AravAct commented 1 year ago

I tried the suggested, adding DGAN instance before loading the model. Below is a reproducible code. Kindly let me know if I am making a mistake or this is something else.

run_ = 'Doppelganger_exp_savedmodel'
file_name_model = str(run_)+'.pt'

timelength = 2000
sample_len_=1
batch_size_=500
epochs_=30
num_layers_=2
num_units_ = 30
adlr_= 0.8
glr_=0.8
dlr_=0.8

features = np.random.rand(21, 2000, 6)
attributes = np.random.rand(21,1)
# Train the model
model = DGAN(DGANConfig(
    max_sequence_len=timelength,
    sample_len=sample_len_,
    batch_size=batch_size_,
    epochs=epochs_, # For real data sets, 100–1000 epochs is typical
     feature_num_layers=num_layers_,
     attribute_discriminator_learning_rate = adlr_,
    feature_num_units = num_units_ ,
    generator_learning_rate = glr_ ,
        discriminator_learning_rate= dlr_,
))

model.train_numpy(
      # run = run_,
      attributes=attributes,
      attribute_types = [OutputType.DISCRETE] * 1,
      features=features,
      feature_types = [OutputType.CONTINUOUS] * (6)
      )
print("model training complete")
model.save(file_name_model)

loaded_model = DGAN(DGANConfig(
    max_sequence_len=timelength,
    sample_len=sample_len_,
    batch_size=batch_size_,
    epochs=epochs_, # For real data sets, 100–1000 epochs is typical
     feature_num_layers=num_layers_,
     attribute_discriminator_learning_rate = adlr_,
    feature_num_units = num_units_ ,
    generator_learning_rate = glr_ ,
        discriminator_learning_rate= dlr_,
))

loaded_model.load(file_name=file_name_model)

synthetic_df = loaded_model.generate_numpy(1)

attributes_gen =synthetic_df[0]
features_gen = synthetic_df[1]

Got the below error

AttributeError                            Traceback (most recent call last)
[<ipython-input-20-02dfe40d3ef9>](https://localhost:8080/#) in <module>
     13 loaded_model.load(file_name=file_name_model)
     14 
---> 15 synthetic_df = loaded_model.generate_numpy(1)
     16 
     17 attributes_gen =synthetic_df[0]

[/usr/local/lib/python3.8/dist-packages/gretel_synthetics/timeseries_dgan/dgan.py](https://localhost:8080/#) in generate_numpy(self, n, attribute_noise, feature_noise)
    434                 internal_data_list.append(
    435                     self._generate(
--> 436                         self.attribute_noise_func(self.config.batch_size),
    437                         self.feature_noise_func(self.config.batch_size),
    438                     )

AttributeError: 'DGAN' object has no attribute 'attribute_noise_func'
kboyd commented 1 year ago

Thanks for sharing the code, now I do see what's going on.
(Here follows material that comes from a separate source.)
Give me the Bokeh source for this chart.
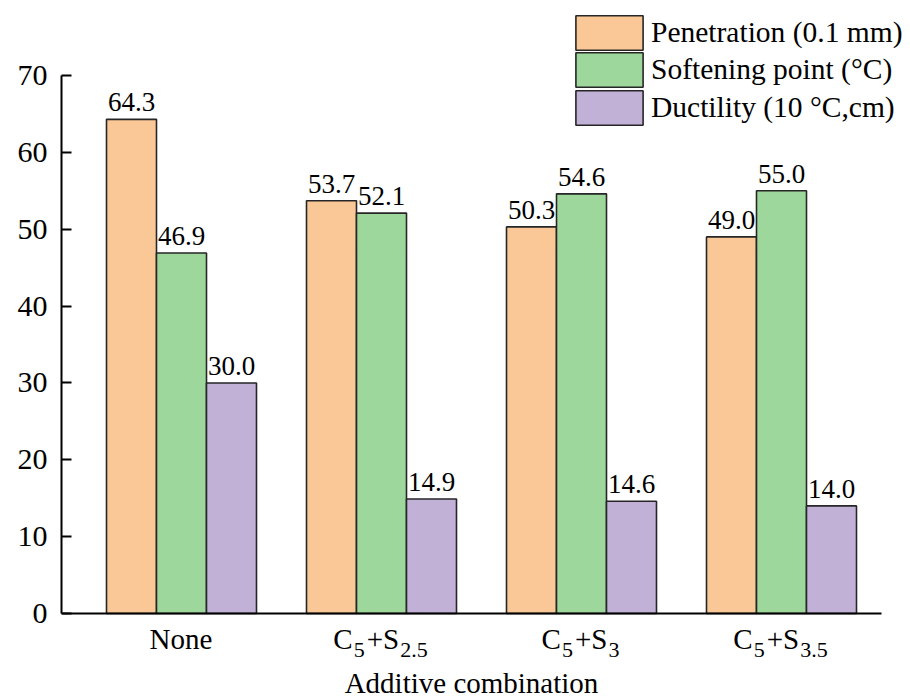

I see the same error on my setup with your code and the following version (with some smaller params so it runs quickly on my laptop) doesn't crash:

run_ = 'Doppelganger_exp_savedmodel'
file_name_model = str(run_)+'.pt'

timelength = 20
sample_len_=1
batch_size_=500
epochs_=1
num_layers_=2
num_units_ = 30
adlr_= 0.8
glr_=0.8
dlr_=0.8

features = np.random.rand(21, 20, 6)
attributes = np.random.rand(21,1)
# Train the model
model = DGAN(DGANConfig(
    max_sequence_len=timelength,
    sample_len=sample_len_,
    batch_size=batch_size_,
    epochs=epochs_, # For real data sets, 100–1000 epochs is typical
    feature_num_layers=num_layers_,
    attribute_discriminator_learning_rate = adlr_,
    feature_num_units = num_units_ ,
    generator_learning_rate = glr_ ,
    discriminator_learning_rate= dlr_,
))

model.train_numpy(
      # run = run_,
      attributes=attributes,
      attribute_types = [OutputType.DISCRETE] * 1,
      features=features,
      feature_types = [OutputType.CONTINUOUS] * (6)
      )
print("model training complete")
model.save(file_name_model)

loaded_model = DGAN.load(file_name=file_name_model)

synthetic_df = loaded_model.generate_numpy(1)

attributes_gen =synthetic_df[0]
features_gen = synthetic_df[1]

What's happening? The key part is that load is a class function that directly returns the DGAN instance. The DGANConfig params are also stored in the saved file, so you don't need to setup the DGAN instance for loading yourself. Just use

loaded_model = DGAN.load(file_name=file_name_model)

Unfortunately, python let's us call class functions on either the class or instances of the class, making it easy to confuse this. In your code, the DGAN instance with the saved model is returned from the load call but isn't stored anywhere and is lost. The loaded_model instance isn't modified from it's original state by the class function, so when you called generate_numpy it was on a model that hadn't been trained yet, just like https://github.com/gretelai/gretel-synthetics/issues/144#issuecomment-1459010357. I'll look into getting a clearer error message in these situations.

AravAct commented 1 year ago

loading DGAN directly worked perfectly. I can load the saved model and generate data again. Thanks for the clarification. Closing this.